:: PROVIDED MATERIAL ::
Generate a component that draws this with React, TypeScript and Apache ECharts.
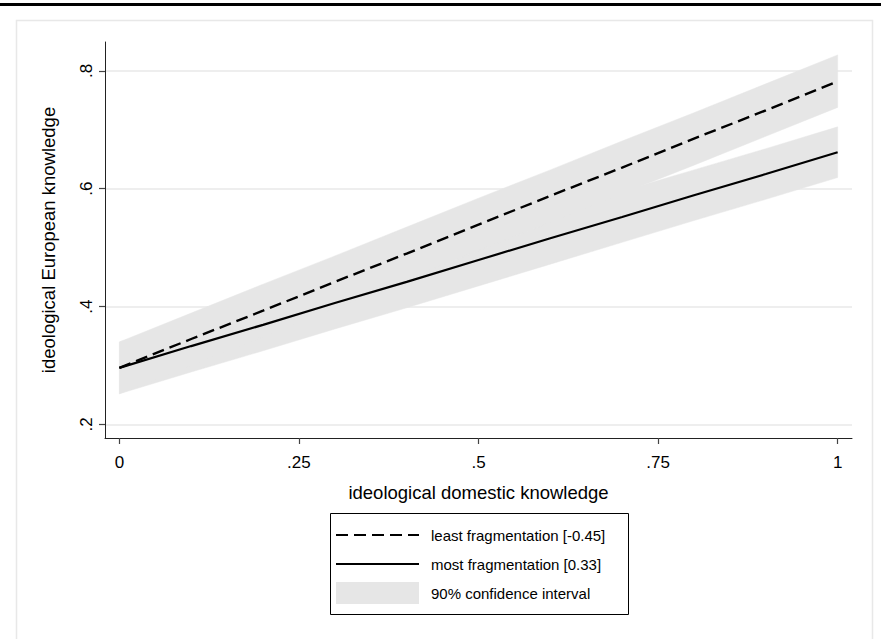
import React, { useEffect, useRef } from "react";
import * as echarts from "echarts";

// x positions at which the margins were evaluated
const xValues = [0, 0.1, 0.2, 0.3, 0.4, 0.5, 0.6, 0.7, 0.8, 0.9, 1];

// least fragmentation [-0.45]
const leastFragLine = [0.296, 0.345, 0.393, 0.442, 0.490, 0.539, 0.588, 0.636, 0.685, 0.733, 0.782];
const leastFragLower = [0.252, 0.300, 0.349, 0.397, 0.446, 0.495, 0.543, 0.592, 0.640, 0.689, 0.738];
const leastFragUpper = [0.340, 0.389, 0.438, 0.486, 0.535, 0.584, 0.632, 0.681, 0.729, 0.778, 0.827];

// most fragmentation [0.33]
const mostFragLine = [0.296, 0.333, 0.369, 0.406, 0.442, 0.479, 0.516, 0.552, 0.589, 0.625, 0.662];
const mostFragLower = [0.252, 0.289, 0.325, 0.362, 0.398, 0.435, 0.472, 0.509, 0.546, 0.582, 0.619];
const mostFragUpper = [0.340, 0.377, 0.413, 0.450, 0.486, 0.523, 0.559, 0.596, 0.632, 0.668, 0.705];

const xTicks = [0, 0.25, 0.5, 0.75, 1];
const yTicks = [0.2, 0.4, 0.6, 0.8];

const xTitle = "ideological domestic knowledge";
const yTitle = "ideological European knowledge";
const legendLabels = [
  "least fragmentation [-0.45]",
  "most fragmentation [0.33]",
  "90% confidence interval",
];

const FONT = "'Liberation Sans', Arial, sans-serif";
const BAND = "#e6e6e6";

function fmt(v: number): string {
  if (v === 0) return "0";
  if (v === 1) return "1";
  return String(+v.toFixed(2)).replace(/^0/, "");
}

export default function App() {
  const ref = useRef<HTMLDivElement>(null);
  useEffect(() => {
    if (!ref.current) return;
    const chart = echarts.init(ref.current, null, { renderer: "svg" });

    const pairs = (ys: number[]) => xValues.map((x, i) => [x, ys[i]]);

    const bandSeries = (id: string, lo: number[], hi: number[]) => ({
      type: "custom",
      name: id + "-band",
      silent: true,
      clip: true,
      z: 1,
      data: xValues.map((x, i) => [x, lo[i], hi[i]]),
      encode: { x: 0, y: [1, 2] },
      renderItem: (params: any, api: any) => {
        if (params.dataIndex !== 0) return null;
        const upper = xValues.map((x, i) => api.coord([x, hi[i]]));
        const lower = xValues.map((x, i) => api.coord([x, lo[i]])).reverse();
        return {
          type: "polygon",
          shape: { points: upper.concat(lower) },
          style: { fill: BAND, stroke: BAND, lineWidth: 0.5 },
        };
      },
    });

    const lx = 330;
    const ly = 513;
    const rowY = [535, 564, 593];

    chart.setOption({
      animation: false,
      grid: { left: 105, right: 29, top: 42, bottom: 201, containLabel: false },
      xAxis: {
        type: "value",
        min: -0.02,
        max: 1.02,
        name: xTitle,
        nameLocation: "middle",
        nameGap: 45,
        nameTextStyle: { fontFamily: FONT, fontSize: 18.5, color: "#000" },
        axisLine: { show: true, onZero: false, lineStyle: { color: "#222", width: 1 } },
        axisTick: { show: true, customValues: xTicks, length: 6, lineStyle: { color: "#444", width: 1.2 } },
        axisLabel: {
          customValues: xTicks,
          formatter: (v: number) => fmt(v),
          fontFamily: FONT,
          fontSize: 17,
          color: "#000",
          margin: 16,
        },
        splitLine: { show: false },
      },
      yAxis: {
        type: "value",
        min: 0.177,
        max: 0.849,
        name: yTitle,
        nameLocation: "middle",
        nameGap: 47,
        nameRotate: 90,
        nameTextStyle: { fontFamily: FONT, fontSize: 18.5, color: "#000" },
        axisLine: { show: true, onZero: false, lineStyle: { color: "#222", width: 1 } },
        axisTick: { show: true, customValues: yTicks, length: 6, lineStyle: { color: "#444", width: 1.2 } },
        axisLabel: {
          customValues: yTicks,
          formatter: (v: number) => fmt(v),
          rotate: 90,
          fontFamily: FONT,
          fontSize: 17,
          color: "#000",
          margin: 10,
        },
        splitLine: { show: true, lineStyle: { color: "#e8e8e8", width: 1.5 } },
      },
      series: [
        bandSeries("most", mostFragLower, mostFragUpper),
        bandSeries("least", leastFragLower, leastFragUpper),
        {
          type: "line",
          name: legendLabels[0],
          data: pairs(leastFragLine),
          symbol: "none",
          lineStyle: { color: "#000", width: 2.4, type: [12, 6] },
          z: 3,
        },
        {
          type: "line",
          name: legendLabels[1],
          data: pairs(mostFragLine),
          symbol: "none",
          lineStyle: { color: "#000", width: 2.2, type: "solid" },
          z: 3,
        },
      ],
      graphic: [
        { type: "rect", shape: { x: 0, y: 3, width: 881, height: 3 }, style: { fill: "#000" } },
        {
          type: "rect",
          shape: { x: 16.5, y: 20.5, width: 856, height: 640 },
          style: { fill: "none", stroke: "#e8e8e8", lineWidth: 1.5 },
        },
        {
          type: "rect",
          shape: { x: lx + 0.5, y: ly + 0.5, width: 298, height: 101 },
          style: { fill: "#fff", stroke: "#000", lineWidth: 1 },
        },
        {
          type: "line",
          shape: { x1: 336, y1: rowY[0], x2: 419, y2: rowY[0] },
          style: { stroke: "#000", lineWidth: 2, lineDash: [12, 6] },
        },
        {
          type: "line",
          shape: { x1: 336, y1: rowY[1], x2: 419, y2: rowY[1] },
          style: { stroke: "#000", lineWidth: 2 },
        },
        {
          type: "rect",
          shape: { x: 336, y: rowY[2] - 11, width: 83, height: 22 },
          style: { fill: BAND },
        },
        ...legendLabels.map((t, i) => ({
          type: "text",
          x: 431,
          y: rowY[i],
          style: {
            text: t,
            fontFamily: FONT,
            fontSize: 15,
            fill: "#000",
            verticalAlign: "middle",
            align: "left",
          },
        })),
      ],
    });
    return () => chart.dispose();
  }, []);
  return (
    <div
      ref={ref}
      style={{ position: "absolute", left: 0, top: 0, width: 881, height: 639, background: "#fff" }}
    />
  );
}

:: WHAT THE EXERCISE ASKS ::
Copy out the lines that hold "React".

:: WRITTEN ANSWER ::
Generate a component that draws this with React, TypeScript and Apache ECharts.
import React, { useEffect, useRef } from "react";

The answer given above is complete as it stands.